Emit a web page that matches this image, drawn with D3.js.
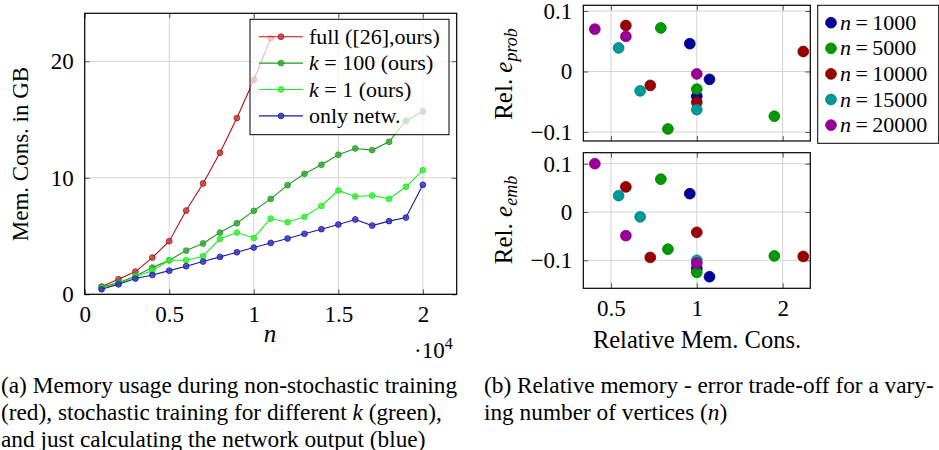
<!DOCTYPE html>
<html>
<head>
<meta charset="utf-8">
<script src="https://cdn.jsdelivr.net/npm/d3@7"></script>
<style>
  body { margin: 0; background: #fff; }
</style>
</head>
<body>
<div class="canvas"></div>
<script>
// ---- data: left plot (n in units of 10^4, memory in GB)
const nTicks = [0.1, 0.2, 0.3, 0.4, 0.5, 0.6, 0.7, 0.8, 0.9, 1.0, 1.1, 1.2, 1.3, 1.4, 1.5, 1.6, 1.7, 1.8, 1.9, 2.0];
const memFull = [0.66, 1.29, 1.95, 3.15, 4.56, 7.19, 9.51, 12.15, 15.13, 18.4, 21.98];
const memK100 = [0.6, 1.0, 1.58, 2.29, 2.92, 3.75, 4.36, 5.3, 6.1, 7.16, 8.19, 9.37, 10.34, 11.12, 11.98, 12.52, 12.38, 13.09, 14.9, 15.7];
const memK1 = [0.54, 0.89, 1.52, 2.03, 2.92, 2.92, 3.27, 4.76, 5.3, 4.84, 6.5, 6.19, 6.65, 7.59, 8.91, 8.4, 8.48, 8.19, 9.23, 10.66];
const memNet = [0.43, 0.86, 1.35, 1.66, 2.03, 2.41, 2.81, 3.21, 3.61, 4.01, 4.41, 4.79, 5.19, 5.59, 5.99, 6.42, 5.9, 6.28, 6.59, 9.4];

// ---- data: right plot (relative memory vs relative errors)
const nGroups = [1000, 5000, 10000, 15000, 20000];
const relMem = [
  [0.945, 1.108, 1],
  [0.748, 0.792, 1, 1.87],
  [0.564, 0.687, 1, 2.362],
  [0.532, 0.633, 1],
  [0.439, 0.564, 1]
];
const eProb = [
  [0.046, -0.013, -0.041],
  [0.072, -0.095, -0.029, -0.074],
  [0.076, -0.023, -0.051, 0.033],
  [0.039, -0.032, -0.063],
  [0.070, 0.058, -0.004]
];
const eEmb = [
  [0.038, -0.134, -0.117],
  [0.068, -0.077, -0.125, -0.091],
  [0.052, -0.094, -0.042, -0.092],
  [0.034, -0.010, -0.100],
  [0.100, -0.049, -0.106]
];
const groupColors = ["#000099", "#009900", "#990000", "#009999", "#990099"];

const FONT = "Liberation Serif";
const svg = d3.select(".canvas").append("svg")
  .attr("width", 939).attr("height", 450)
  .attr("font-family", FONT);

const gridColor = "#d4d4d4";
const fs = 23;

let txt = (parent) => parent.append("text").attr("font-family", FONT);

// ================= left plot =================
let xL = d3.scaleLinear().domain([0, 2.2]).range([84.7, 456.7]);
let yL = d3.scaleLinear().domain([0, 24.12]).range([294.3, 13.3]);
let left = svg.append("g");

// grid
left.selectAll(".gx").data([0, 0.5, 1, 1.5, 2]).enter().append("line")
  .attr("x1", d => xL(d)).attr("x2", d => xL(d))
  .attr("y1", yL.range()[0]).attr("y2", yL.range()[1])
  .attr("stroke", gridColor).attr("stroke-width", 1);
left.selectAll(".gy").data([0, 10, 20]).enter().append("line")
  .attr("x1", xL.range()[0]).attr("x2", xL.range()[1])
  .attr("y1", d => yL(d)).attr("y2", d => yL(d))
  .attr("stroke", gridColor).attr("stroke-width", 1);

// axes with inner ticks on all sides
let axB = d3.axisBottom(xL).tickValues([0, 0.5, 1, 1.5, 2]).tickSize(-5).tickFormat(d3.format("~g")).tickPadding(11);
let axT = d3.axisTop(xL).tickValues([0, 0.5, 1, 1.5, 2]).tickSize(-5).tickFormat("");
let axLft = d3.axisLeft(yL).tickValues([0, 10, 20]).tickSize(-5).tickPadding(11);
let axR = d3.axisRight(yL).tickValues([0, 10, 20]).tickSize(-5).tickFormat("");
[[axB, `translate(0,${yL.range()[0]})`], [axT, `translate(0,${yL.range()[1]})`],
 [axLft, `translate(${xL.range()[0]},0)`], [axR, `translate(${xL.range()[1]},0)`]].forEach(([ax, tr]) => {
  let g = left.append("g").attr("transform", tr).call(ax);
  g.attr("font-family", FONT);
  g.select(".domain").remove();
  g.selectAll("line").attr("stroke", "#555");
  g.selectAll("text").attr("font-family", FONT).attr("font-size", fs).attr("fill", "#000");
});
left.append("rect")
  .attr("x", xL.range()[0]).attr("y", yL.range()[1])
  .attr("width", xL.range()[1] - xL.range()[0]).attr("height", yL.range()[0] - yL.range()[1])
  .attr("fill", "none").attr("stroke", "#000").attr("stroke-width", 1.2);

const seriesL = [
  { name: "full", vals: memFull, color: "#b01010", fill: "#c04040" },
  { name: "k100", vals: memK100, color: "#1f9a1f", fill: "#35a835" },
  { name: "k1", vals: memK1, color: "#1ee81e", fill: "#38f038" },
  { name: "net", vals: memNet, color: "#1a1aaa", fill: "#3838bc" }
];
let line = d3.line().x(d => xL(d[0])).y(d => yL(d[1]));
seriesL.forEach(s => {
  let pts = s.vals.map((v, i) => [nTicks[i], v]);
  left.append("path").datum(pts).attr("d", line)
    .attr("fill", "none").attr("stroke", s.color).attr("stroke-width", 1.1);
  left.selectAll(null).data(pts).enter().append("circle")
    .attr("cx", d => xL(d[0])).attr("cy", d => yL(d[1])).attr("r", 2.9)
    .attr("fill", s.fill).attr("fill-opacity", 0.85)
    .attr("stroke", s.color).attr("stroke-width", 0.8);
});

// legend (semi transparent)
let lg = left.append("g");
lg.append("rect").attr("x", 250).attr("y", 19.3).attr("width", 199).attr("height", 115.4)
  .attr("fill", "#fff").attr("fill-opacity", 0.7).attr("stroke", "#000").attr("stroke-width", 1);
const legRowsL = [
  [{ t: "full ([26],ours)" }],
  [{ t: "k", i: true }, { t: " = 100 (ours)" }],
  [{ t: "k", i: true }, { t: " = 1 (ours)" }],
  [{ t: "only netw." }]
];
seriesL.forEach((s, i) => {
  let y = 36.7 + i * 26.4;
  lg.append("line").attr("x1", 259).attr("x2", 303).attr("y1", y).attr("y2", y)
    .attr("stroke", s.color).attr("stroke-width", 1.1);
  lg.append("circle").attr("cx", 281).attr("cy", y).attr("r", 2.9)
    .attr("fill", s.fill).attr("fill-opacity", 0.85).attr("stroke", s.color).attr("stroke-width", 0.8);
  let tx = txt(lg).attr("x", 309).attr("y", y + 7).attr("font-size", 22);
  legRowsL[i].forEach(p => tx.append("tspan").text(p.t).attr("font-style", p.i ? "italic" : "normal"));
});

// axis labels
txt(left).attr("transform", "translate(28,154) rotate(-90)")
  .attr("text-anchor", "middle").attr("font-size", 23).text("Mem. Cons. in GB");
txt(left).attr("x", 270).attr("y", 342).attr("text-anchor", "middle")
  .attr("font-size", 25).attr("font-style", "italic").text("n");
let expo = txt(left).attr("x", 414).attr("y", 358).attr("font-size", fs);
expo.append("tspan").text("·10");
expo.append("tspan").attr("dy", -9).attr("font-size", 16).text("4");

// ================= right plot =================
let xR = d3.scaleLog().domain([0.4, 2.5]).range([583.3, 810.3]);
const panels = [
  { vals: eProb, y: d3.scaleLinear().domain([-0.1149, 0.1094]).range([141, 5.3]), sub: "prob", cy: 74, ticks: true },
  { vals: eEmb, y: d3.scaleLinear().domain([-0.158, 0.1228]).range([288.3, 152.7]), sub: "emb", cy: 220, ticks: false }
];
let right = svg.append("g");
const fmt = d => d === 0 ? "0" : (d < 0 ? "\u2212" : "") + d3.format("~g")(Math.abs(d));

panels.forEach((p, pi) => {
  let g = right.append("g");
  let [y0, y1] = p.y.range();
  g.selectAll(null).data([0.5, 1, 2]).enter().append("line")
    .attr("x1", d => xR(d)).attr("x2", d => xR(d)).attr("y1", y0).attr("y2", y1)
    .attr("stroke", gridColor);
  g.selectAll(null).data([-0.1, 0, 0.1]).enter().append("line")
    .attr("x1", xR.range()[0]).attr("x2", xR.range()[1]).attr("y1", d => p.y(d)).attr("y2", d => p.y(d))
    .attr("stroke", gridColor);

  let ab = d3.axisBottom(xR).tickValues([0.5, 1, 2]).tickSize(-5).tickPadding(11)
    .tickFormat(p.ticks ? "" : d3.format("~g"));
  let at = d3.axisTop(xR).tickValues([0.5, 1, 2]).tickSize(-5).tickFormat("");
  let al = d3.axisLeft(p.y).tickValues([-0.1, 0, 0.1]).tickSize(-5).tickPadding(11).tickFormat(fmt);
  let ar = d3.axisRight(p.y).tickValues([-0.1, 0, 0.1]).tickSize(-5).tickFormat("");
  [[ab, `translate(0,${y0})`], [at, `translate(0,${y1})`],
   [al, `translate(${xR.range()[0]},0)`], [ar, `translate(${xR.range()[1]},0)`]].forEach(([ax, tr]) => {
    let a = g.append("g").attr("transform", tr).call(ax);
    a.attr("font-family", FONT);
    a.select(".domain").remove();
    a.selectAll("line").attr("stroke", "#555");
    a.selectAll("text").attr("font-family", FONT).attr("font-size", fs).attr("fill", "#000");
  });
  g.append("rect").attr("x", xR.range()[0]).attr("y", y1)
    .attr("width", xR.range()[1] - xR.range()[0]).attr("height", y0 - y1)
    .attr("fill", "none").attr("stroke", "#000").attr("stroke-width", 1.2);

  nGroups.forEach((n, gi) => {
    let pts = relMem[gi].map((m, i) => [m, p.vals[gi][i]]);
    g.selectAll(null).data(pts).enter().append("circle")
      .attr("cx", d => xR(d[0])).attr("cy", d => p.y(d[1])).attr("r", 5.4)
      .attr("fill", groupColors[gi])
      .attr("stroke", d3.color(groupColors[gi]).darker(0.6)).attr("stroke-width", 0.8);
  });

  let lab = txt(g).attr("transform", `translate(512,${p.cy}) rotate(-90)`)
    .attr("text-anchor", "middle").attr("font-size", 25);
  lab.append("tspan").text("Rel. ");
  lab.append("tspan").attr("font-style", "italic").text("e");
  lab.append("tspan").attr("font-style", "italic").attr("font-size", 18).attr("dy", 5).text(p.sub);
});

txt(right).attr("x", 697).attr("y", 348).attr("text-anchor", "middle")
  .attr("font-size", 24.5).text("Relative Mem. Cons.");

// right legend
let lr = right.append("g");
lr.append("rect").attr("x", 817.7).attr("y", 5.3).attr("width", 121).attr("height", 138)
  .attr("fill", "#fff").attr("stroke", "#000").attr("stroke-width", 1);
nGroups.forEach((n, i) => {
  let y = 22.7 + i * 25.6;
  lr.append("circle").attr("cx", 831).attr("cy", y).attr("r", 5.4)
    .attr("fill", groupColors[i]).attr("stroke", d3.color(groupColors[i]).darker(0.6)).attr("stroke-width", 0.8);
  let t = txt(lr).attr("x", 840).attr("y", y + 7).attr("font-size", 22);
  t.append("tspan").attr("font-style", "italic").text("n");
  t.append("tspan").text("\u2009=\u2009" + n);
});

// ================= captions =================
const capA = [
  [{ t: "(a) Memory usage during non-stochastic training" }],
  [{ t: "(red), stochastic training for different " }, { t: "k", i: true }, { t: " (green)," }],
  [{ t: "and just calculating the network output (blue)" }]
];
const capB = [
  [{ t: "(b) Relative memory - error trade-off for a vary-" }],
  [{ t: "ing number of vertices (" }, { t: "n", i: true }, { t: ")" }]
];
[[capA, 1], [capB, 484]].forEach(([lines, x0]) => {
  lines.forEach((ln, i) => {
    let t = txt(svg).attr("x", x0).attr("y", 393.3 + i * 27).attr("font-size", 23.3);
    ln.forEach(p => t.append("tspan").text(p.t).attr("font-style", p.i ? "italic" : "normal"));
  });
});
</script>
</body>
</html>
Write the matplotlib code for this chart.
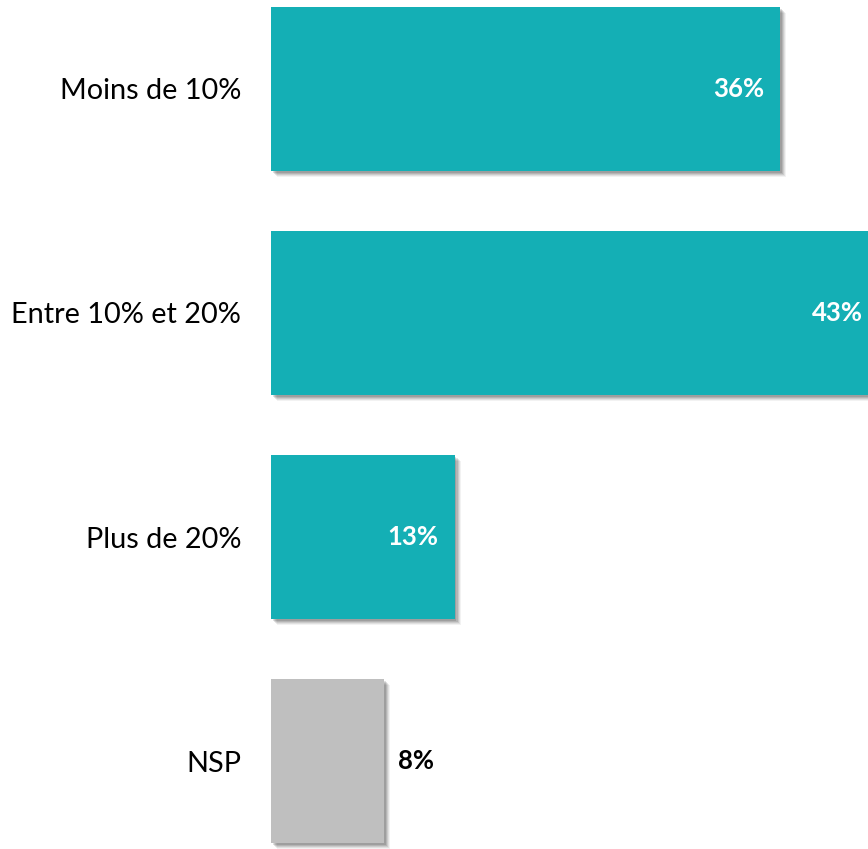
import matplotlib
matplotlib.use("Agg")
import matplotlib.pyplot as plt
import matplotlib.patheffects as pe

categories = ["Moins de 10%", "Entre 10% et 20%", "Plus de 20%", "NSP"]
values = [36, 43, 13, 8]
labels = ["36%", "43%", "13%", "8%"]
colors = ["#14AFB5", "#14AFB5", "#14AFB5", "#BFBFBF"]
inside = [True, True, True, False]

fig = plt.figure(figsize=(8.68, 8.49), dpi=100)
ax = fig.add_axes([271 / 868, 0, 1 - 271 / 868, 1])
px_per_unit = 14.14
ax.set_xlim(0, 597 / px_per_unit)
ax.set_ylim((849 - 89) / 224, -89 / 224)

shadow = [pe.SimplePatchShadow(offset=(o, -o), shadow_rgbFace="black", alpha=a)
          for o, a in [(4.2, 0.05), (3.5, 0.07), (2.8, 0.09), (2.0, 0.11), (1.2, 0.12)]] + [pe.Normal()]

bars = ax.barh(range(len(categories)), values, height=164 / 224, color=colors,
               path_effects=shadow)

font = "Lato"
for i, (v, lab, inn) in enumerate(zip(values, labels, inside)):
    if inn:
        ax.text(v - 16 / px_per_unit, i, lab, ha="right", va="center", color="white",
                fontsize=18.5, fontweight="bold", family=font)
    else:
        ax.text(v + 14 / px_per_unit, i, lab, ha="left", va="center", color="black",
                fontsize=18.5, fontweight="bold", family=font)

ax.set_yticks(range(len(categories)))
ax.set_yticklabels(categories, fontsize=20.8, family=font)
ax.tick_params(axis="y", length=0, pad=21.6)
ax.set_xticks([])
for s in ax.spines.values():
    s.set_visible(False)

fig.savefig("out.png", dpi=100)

++++

- **REQUIRED TASK**
Produce an exact reproduction of the lines from the line containing "Write the matplotlib code for this chart." through the last line of the records. Any picture is left out.

- **OUTPUT OF THE TASK**
Write the matplotlib code for this chart.
import matplotlib
matplotlib.use("Agg")
import matplotlib.pyplot as plt
import matplotlib.patheffects as pe

categories = ["Moins de 10%", "Entre 10% et 20%", "Plus de 20%", "NSP"]
values = [36, 43, 13, 8]
labels = ["36%", "43%", "13%", "8%"]
colors = ["#14AFB5", "#14AFB5", "#14AFB5", "#BFBFBF"]
inside = [True, True, True, False]

fig = plt.figure(figsize=(8.68, 8.49), dpi=100)
ax = fig.add_axes([271 / 868, 0, 1 - 271 / 868, 1])
px_per_unit = 14.14
ax.set_xlim(0, 597 / px_per_unit)
ax.set_ylim((849 - 89) / 224, -89 / 224)

shadow = [pe.SimplePatchShadow(offset=(o, -o), shadow_rgbFace="black", alpha=a)
          for o, a in [(4.2, 0.05), (3.5, 0.07), (2.8, 0.09), (2.0, 0.11), (1.2, 0.12)]] + [pe.Normal()]

bars = ax.barh(range(len(categories)), values, height=164 / 224, color=colors,
               path_effects=shadow)

font = "Lato"
for i, (v, lab, inn) in enumerate(zip(values, labels, inside)):
    if inn:
        ax.text(v - 16 / px_per_unit, i, lab, ha="right", va="center", color="white",
                fontsize=18.5, fontweight="bold", family=font)
    else:
        ax.text(v + 14 / px_per_unit, i, lab, ha="left", va="center", color="black",
                fontsize=18.5, fontweight="bold", family=font)

ax.set_yticks(range(len(categories)))
ax.set_yticklabels(categories, fontsize=20.8, family=font)
ax.tick_params(axis="y", length=0, pad=21.6)
ax.set_xticks([])
for s in ax.spines.values():
    s.set_visible(False)

fig.savefig("out.png", dpi=100)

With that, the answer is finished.